TASK BRIEF ::
Your job is to return the lines between the line holding "Recreate this image" and the line holding "const ePlusB_y = [402000, 250000, 229000];", inclusive, exactly and with no pictures.

RECORD EXCERPTS ::
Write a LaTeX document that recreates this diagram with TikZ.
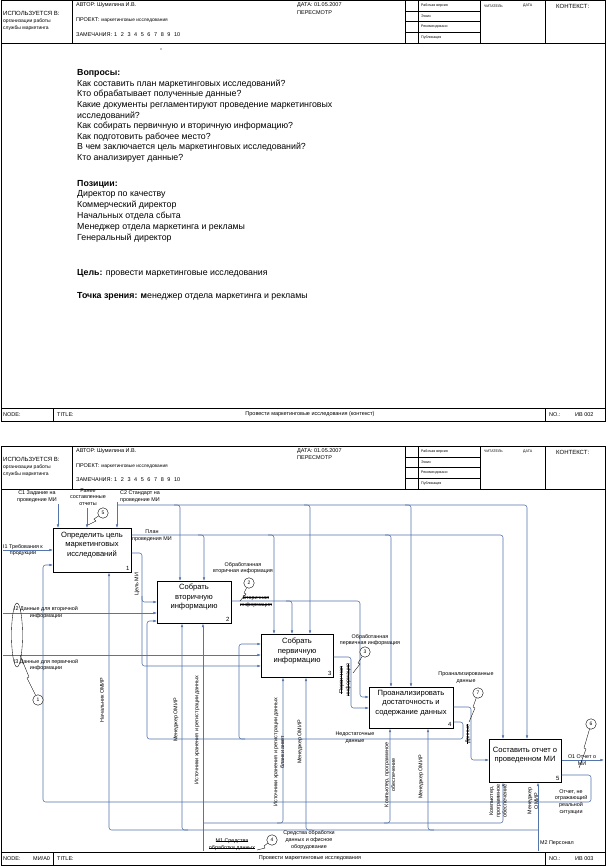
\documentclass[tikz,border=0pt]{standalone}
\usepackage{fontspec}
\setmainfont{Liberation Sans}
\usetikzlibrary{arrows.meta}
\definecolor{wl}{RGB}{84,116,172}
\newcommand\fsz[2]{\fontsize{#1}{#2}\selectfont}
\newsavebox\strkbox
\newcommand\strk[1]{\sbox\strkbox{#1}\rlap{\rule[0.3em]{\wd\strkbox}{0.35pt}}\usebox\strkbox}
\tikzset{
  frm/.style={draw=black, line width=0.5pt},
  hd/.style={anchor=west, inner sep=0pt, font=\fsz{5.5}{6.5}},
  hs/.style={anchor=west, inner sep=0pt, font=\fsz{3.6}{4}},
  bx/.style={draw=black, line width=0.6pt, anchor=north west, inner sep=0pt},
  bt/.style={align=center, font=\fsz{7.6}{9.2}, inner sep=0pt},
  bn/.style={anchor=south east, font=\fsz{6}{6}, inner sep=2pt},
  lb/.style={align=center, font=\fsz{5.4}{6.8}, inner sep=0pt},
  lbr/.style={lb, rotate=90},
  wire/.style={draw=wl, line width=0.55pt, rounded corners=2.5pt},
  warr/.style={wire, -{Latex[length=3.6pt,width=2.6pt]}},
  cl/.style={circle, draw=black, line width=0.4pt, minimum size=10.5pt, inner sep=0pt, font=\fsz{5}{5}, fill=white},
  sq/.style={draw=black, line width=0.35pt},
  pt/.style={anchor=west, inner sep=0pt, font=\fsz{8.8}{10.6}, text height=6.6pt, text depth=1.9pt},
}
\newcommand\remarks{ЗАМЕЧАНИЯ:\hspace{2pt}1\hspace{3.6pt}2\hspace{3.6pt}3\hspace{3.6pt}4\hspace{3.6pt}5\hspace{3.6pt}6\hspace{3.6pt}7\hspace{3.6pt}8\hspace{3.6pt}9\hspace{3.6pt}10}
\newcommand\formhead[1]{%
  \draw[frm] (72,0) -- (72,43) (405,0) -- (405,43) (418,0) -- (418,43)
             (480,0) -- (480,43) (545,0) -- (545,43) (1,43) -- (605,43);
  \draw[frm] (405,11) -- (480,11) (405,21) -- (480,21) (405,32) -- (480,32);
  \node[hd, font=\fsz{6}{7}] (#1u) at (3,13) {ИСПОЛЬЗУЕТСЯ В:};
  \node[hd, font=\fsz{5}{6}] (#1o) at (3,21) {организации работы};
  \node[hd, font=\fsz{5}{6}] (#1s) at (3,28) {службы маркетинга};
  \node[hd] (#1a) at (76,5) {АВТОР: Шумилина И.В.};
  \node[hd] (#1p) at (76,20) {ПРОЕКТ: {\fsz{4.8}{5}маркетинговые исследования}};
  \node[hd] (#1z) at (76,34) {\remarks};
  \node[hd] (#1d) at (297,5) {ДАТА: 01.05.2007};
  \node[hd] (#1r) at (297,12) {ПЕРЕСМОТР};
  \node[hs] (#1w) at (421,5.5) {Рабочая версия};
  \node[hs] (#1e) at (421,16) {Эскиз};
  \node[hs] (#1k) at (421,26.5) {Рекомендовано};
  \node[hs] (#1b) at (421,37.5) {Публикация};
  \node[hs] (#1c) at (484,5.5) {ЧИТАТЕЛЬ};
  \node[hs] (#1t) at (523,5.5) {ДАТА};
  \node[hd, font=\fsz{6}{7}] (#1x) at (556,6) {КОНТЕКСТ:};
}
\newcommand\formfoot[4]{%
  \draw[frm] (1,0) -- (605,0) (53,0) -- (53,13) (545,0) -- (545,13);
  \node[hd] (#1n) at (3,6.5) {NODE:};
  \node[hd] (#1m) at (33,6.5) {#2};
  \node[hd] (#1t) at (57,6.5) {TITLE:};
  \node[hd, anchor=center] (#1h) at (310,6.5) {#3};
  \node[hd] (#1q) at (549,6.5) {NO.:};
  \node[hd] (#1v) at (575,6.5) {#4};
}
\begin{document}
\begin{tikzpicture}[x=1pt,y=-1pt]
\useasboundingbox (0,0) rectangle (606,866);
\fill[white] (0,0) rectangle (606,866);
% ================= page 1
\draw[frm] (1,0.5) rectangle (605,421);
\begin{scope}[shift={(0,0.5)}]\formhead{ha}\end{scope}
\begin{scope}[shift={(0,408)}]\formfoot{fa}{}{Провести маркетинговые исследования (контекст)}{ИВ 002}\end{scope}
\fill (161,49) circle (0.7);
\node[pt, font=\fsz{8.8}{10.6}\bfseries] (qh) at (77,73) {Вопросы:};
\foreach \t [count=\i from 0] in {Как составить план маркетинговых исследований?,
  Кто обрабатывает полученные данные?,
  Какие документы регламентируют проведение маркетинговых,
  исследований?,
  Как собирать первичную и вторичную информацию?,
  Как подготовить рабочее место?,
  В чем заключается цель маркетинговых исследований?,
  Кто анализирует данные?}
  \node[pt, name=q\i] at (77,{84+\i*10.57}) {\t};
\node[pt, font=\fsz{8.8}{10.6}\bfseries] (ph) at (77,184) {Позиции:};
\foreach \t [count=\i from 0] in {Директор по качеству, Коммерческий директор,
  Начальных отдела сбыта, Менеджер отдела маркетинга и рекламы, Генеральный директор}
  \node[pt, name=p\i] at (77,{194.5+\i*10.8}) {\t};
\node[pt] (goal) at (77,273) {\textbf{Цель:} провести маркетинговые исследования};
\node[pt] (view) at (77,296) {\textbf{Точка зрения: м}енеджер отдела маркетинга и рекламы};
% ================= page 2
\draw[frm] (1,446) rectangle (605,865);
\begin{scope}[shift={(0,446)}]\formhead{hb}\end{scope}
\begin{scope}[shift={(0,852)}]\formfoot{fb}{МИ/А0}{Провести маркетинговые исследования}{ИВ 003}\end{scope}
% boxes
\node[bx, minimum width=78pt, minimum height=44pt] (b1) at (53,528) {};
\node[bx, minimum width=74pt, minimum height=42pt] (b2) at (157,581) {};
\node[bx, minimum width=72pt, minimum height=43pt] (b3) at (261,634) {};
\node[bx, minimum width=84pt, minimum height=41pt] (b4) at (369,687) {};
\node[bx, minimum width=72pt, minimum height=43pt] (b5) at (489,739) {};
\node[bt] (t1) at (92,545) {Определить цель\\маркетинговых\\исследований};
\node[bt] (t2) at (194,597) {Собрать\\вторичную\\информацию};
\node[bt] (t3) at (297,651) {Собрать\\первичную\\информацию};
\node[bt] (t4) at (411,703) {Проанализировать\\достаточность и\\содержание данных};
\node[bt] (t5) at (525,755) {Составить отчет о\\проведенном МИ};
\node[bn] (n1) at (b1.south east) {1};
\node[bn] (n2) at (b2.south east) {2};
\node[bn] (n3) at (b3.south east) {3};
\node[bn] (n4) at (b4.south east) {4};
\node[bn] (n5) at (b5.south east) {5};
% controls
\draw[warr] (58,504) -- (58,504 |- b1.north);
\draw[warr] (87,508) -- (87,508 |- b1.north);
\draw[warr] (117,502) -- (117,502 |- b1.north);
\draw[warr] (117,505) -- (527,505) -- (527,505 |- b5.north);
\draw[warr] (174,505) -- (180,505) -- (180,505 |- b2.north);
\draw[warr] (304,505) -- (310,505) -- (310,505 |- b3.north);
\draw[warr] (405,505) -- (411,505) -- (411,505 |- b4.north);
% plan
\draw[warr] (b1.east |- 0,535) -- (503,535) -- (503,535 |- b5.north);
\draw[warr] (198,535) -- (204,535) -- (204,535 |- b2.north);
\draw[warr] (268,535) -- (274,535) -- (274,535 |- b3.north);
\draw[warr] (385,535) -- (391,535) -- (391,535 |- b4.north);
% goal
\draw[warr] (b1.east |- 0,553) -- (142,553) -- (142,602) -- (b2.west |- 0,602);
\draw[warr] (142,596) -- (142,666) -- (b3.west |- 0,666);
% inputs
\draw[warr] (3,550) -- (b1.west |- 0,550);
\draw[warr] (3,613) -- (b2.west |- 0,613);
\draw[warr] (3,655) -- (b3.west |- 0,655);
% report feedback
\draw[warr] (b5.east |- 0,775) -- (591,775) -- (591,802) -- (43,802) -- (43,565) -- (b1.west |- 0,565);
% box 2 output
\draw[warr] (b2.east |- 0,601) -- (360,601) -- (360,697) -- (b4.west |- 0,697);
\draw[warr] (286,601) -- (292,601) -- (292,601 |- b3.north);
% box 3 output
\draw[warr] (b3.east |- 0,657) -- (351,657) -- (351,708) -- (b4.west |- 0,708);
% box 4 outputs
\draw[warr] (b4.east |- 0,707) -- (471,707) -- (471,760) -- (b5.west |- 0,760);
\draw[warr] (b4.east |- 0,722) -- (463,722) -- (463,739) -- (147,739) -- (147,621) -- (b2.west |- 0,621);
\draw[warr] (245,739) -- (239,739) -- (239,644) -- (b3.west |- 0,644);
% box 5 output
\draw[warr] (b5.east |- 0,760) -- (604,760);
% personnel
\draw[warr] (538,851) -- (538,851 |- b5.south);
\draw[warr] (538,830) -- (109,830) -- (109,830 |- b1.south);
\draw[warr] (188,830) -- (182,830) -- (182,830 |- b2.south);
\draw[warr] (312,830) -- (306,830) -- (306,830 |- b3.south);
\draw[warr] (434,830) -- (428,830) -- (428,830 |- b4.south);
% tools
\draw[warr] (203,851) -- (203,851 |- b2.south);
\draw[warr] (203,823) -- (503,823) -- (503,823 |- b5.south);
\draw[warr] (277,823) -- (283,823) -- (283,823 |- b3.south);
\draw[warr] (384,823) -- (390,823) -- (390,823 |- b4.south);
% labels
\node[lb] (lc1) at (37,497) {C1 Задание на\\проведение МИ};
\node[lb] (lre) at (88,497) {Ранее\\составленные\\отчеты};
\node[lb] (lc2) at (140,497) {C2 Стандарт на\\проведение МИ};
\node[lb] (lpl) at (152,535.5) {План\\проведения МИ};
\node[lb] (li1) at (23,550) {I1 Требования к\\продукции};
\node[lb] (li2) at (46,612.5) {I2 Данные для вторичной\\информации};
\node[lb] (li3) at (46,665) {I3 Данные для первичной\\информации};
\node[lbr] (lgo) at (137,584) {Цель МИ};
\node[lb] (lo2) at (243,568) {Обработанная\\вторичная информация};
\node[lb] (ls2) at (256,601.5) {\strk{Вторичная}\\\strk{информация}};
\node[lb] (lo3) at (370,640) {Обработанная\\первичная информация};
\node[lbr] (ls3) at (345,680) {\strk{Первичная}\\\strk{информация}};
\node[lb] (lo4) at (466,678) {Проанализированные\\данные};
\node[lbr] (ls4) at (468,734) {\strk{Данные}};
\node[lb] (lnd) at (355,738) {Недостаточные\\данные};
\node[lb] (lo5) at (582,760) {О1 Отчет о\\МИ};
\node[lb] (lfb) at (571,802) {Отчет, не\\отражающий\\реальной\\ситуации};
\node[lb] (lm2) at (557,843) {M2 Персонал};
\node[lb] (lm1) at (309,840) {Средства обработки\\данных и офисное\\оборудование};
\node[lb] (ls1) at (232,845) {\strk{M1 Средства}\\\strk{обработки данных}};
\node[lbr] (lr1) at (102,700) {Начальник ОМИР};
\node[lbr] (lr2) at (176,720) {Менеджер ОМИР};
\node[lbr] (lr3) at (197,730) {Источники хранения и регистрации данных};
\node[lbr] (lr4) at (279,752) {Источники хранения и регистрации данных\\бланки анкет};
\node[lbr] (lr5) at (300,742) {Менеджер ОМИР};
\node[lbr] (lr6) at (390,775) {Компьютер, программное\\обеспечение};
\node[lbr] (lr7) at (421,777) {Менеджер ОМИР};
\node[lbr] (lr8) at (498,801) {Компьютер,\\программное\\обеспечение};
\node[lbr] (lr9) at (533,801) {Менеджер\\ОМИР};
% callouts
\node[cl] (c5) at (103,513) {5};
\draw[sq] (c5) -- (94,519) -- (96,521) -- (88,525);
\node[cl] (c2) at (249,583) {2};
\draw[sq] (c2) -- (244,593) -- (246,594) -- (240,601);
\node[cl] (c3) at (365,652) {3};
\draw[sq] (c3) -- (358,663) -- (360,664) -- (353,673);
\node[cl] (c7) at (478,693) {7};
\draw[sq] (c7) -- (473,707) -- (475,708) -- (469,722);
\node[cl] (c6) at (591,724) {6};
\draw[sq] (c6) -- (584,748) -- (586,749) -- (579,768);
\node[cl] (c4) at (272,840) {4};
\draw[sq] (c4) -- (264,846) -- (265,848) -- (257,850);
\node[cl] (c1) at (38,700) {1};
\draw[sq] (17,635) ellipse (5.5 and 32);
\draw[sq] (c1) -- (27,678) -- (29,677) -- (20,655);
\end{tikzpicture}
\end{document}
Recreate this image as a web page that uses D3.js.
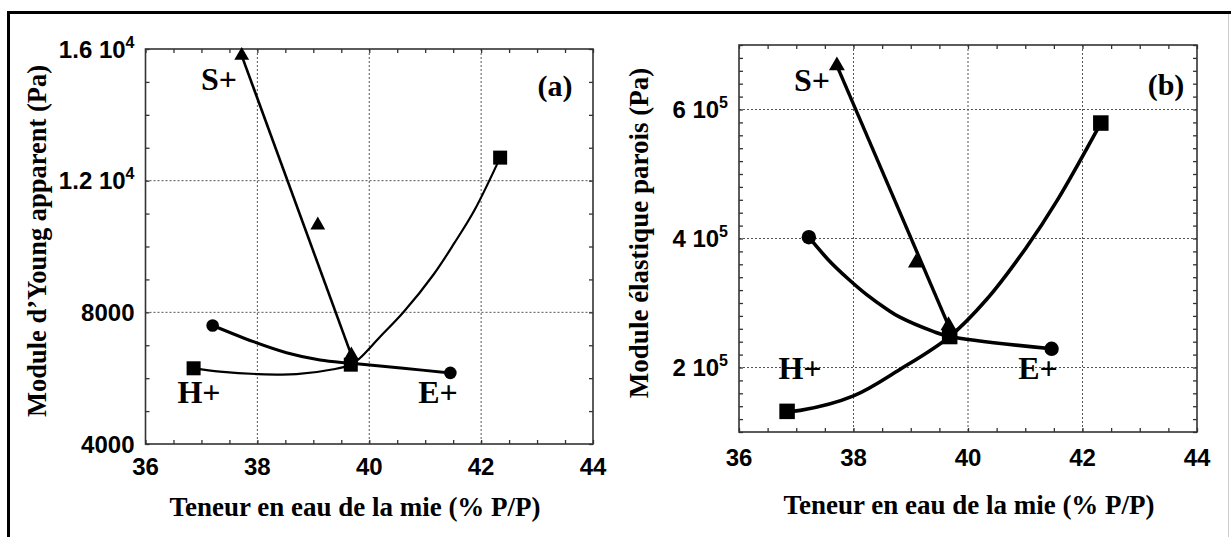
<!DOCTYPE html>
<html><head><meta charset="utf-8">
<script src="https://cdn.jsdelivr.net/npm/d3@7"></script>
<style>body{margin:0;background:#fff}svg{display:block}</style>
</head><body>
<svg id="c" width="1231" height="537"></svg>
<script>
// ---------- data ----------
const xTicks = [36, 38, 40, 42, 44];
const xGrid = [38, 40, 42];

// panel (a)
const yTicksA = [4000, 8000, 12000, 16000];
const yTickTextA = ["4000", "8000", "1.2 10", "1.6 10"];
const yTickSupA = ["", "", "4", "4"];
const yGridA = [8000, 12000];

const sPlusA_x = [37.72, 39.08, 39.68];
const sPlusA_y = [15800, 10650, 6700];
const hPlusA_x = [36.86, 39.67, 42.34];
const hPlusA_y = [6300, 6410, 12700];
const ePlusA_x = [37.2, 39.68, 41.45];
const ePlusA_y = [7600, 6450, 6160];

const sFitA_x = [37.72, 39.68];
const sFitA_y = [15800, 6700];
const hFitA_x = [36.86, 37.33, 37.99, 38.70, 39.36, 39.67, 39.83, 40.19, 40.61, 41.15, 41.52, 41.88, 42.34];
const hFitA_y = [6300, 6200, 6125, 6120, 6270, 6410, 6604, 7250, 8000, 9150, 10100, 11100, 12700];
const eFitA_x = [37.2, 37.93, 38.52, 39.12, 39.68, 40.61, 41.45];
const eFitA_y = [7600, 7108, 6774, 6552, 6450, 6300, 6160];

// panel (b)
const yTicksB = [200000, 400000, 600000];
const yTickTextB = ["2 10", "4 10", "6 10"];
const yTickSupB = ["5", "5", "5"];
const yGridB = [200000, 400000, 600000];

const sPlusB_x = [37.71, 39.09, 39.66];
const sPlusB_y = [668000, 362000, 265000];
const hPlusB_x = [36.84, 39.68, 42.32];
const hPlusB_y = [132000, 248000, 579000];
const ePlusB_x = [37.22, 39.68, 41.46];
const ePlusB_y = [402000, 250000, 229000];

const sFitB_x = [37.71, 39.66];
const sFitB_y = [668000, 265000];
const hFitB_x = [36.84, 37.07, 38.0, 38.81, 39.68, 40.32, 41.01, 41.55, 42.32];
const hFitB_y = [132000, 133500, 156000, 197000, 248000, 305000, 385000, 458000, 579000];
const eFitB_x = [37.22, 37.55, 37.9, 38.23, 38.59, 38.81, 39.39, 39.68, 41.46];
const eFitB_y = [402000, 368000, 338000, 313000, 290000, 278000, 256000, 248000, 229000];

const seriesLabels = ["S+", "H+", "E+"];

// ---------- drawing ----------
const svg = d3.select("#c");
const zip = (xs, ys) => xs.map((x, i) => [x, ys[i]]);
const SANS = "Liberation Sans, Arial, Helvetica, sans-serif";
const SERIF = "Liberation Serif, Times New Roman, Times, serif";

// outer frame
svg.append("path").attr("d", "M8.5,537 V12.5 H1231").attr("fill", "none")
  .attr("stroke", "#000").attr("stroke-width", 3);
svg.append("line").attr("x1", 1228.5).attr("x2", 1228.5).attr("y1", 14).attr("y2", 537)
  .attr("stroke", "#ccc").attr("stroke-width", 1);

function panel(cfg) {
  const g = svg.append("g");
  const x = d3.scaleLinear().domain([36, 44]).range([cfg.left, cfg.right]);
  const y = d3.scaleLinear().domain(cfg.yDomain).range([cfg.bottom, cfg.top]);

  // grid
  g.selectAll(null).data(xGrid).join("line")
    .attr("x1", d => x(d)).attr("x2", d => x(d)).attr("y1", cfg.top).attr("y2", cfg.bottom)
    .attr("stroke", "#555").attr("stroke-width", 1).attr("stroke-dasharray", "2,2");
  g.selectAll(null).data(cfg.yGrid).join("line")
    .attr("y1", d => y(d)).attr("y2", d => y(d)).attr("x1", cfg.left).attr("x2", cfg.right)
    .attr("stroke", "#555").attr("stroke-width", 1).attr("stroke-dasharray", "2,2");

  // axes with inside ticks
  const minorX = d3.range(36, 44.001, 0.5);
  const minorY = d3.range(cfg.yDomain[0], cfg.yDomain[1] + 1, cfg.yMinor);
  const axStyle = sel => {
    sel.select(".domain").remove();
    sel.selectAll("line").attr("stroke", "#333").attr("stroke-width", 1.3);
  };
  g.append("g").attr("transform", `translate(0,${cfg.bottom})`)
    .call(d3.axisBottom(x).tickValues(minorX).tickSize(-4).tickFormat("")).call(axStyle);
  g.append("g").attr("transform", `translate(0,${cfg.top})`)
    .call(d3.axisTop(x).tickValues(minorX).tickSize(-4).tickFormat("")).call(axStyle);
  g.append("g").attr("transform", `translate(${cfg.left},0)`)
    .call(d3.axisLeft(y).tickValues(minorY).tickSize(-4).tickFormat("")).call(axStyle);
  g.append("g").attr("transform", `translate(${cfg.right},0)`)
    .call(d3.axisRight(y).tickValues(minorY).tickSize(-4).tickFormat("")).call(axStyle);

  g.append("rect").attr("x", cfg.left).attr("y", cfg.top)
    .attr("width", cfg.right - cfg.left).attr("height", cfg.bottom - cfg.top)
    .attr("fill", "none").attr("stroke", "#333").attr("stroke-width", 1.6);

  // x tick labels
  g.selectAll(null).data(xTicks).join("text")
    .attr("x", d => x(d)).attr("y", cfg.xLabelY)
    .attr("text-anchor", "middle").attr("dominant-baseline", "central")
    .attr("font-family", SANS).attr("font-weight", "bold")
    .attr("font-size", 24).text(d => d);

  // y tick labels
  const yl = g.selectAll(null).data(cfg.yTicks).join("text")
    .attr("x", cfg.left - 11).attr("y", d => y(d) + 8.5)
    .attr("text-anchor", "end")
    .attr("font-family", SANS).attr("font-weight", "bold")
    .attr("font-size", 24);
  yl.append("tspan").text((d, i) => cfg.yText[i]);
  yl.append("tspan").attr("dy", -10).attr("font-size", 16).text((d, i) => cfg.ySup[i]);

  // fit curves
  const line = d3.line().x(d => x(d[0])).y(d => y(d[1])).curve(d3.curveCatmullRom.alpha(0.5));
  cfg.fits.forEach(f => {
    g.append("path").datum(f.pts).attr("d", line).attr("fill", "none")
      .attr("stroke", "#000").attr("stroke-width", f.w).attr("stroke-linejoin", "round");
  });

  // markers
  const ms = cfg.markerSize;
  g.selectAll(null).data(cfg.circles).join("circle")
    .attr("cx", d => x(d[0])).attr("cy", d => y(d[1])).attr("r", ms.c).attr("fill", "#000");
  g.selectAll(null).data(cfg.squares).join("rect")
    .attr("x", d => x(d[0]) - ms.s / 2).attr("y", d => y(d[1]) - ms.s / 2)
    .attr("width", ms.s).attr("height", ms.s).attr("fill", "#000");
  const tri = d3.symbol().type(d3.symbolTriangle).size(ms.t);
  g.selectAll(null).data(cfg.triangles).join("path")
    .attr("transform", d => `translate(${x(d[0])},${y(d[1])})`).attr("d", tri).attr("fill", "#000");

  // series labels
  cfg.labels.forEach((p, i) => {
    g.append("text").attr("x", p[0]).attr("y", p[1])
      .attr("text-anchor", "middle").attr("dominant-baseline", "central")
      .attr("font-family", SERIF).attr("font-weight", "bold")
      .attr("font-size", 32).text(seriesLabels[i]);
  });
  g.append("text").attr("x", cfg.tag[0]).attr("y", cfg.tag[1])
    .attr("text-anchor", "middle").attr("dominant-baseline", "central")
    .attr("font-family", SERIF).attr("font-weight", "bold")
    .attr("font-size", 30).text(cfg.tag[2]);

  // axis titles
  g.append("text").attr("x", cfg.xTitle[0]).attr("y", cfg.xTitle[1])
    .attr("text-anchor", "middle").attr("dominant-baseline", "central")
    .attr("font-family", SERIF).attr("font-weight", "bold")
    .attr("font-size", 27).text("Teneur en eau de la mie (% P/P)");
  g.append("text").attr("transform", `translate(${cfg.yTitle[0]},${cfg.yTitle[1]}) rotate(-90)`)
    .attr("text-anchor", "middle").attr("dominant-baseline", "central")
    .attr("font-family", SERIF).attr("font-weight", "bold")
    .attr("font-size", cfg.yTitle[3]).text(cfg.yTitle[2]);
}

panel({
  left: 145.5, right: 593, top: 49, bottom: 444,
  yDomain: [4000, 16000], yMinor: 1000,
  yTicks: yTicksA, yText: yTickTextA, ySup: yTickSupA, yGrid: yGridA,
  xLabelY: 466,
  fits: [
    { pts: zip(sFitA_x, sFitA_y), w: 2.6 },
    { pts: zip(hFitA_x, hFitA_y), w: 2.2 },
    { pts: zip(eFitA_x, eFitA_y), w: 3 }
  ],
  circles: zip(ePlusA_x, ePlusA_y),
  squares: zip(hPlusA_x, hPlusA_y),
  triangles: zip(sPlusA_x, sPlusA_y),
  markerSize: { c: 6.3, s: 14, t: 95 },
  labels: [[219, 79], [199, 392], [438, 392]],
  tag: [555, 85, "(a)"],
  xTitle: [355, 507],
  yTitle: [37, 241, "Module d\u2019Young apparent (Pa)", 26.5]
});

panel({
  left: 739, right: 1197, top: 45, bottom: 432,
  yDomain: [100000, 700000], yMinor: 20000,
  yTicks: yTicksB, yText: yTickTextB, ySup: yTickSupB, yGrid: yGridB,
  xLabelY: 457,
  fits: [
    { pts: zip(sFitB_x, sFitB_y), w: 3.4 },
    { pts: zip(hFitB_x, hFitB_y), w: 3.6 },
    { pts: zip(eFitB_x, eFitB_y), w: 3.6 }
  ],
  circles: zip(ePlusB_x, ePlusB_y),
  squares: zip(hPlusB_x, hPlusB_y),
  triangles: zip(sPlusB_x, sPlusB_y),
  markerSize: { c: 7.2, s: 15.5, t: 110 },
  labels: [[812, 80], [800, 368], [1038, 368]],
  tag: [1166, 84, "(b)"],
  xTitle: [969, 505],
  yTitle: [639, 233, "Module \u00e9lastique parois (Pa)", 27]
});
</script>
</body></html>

ANSWER TO THE EXERCISE ::
Recreate this image as a web page that uses D3.js.
<!DOCTYPE html>
<html><head><meta charset="utf-8">
<script src="https://cdn.jsdelivr.net/npm/d3@7"></script>
<style>body{margin:0;background:#fff}svg{display:block}</style>
</head><body>
<svg id="c" width="1231" height="537"></svg>
<script>
// ---------- data ----------
const xTicks = [36, 38, 40, 42, 44];
const xGrid = [38, 40, 42];

// panel (a)
const yTicksA = [4000, 8000, 12000, 16000];
const yTickTextA = ["4000", "8000", "1.2 10", "1.6 10"];
const yTickSupA = ["", "", "4", "4"];
const yGridA = [8000, 12000];

const sPlusA_x = [37.72, 39.08, 39.68];
const sPlusA_y = [15800, 10650, 6700];
const hPlusA_x = [36.86, 39.67, 42.34];
const hPlusA_y = [6300, 6410, 12700];
const ePlusA_x = [37.2, 39.68, 41.45];
const ePlusA_y = [7600, 6450, 6160];

const sFitA_x = [37.72, 39.68];
const sFitA_y = [15800, 6700];
const hFitA_x = [36.86, 37.33, 37.99, 38.70, 39.36, 39.67, 39.83, 40.19, 40.61, 41.15, 41.52, 41.88, 42.34];
const hFitA_y = [6300, 6200, 6125, 6120, 6270, 6410, 6604, 7250, 8000, 9150, 10100, 11100, 12700];
const eFitA_x = [37.2, 37.93, 38.52, 39.12, 39.68, 40.61, 41.45];
const eFitA_y = [7600, 7108, 6774, 6552, 6450, 6300, 6160];

// panel (b)
const yTicksB = [200000, 400000, 600000];
const yTickTextB = ["2 10", "4 10", "6 10"];
const yTickSupB = ["5", "5", "5"];
const yGridB = [200000, 400000, 600000];

const sPlusB_x = [37.71, 39.09, 39.66];
const sPlusB_y = [668000, 362000, 265000];
const hPlusB_x = [36.84, 39.68, 42.32];
const hPlusB_y = [132000, 248000, 579000];
const ePlusB_x = [37.22, 39.68, 41.46];
const ePlusB_y = [402000, 250000, 229000];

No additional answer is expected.